Short exercise
All lines from the top of the records below through the line holding "conv_sio2 = [2.9, 2.9, 6.0, 11.2, 26.0]", and only those, should be printed exactly, minus the pictures.

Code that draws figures
/---
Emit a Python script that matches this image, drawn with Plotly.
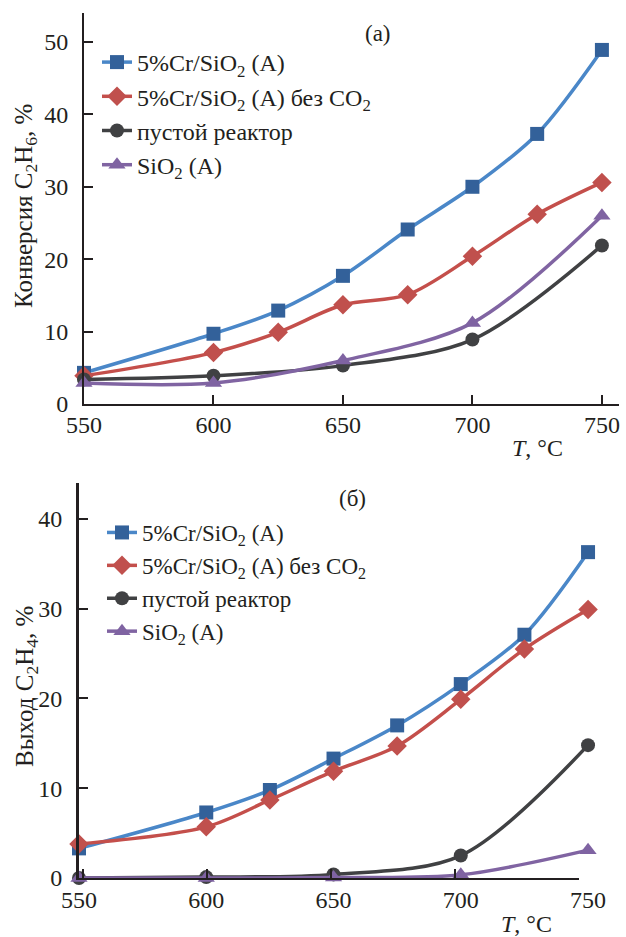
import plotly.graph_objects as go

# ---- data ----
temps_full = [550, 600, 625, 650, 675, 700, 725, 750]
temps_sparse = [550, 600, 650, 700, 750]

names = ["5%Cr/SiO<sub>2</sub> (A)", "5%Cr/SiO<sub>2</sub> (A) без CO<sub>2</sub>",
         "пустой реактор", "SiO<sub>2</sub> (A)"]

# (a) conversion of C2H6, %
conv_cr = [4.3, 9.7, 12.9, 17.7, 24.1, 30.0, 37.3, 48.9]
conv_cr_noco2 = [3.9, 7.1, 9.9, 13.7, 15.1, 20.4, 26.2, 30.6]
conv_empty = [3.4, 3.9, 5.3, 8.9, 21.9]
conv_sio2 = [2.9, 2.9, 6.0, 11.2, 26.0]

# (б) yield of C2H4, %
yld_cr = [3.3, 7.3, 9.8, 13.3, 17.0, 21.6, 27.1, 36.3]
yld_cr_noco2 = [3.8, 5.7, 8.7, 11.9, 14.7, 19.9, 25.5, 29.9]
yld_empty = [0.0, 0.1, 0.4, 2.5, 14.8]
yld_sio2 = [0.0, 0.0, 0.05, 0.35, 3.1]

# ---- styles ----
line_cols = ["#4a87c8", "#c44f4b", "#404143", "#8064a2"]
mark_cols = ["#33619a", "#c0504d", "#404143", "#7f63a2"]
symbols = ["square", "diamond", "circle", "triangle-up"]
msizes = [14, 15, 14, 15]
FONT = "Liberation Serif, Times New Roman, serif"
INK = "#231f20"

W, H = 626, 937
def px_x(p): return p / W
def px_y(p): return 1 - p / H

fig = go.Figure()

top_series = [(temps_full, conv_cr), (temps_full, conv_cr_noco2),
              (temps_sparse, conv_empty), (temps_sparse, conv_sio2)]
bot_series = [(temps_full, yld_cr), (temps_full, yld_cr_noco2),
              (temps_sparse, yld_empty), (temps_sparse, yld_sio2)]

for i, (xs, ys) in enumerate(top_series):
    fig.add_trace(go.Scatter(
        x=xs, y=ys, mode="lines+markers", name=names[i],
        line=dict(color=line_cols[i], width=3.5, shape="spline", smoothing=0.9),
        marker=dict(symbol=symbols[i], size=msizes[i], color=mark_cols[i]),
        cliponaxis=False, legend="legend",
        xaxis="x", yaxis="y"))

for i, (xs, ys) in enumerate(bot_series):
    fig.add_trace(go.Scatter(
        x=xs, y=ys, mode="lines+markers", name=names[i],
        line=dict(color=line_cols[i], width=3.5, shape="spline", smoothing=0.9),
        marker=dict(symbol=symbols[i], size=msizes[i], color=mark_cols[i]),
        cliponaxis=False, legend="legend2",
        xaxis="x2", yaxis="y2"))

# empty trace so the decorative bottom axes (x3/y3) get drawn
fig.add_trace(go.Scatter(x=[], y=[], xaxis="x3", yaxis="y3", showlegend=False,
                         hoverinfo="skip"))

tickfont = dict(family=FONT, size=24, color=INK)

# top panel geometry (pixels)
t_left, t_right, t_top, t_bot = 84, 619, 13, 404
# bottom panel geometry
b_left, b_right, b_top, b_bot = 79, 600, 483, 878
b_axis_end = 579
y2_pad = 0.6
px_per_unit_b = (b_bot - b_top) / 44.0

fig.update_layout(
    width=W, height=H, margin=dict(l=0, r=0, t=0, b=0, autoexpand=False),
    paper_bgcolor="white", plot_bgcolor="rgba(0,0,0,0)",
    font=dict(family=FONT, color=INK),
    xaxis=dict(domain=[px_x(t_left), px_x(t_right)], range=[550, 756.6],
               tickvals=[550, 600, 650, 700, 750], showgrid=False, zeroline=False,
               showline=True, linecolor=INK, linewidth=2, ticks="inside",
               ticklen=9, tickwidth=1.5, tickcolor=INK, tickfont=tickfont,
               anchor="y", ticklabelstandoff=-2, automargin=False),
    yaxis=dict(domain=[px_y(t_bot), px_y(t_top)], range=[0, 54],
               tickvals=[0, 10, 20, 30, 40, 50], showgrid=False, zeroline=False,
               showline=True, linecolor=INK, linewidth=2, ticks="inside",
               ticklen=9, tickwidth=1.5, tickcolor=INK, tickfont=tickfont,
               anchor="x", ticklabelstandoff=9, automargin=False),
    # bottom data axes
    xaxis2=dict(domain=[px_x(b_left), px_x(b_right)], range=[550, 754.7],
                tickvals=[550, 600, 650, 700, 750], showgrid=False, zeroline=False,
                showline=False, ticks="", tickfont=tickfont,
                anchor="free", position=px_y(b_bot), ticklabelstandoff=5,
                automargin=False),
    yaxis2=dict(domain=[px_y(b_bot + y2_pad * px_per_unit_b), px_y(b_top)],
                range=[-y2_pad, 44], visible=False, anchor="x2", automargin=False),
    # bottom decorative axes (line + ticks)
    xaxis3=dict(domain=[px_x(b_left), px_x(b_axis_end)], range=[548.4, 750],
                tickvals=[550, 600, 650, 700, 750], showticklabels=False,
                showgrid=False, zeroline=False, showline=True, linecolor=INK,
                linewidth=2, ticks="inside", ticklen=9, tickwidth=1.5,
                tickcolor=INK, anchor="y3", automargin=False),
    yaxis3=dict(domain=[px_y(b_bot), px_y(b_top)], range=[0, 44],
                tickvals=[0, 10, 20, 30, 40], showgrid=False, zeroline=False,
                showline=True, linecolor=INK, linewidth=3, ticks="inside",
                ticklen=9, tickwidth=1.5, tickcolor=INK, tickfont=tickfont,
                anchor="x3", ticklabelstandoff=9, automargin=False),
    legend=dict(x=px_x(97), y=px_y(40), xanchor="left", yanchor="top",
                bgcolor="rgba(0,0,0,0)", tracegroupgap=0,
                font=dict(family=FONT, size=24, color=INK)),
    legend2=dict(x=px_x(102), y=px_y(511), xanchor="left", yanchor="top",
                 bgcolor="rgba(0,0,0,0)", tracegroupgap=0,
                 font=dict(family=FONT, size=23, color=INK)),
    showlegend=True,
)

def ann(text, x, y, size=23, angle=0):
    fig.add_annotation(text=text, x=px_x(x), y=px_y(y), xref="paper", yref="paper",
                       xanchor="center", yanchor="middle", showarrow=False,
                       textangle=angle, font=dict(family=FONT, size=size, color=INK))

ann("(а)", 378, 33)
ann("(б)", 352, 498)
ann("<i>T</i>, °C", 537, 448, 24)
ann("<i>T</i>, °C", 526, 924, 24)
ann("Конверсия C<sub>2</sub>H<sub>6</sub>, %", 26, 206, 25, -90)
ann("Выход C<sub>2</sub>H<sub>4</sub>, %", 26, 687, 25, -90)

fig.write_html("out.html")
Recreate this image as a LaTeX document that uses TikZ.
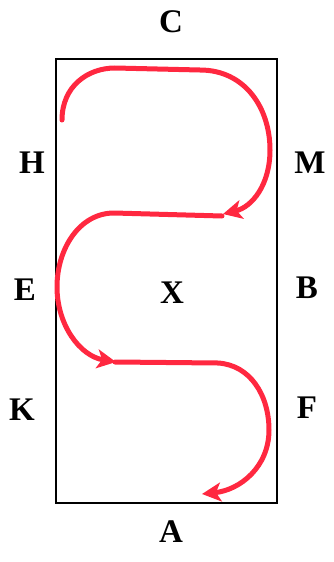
\---
Output for this exercise
Emit a Python script that matches this image, drawn with Plotly.
import plotly.graph_objects as go

# ---- data ----
temps_full = [550, 600, 625, 650, 675, 700, 725, 750]
temps_sparse = [550, 600, 650, 700, 750]

names = ["5%Cr/SiO<sub>2</sub> (A)", "5%Cr/SiO<sub>2</sub> (A) без CO<sub>2</sub>",
         "пустой реактор", "SiO<sub>2</sub> (A)"]

# (a) conversion of C2H6, %
conv_cr = [4.3, 9.7, 12.9, 17.7, 24.1, 30.0, 37.3, 48.9]
conv_cr_noco2 = [3.9, 7.1, 9.9, 13.7, 15.1, 20.4, 26.2, 30.6]
conv_empty = [3.4, 3.9, 5.3, 8.9, 21.9]
conv_sio2 = [2.9, 2.9, 6.0, 11.2, 26.0]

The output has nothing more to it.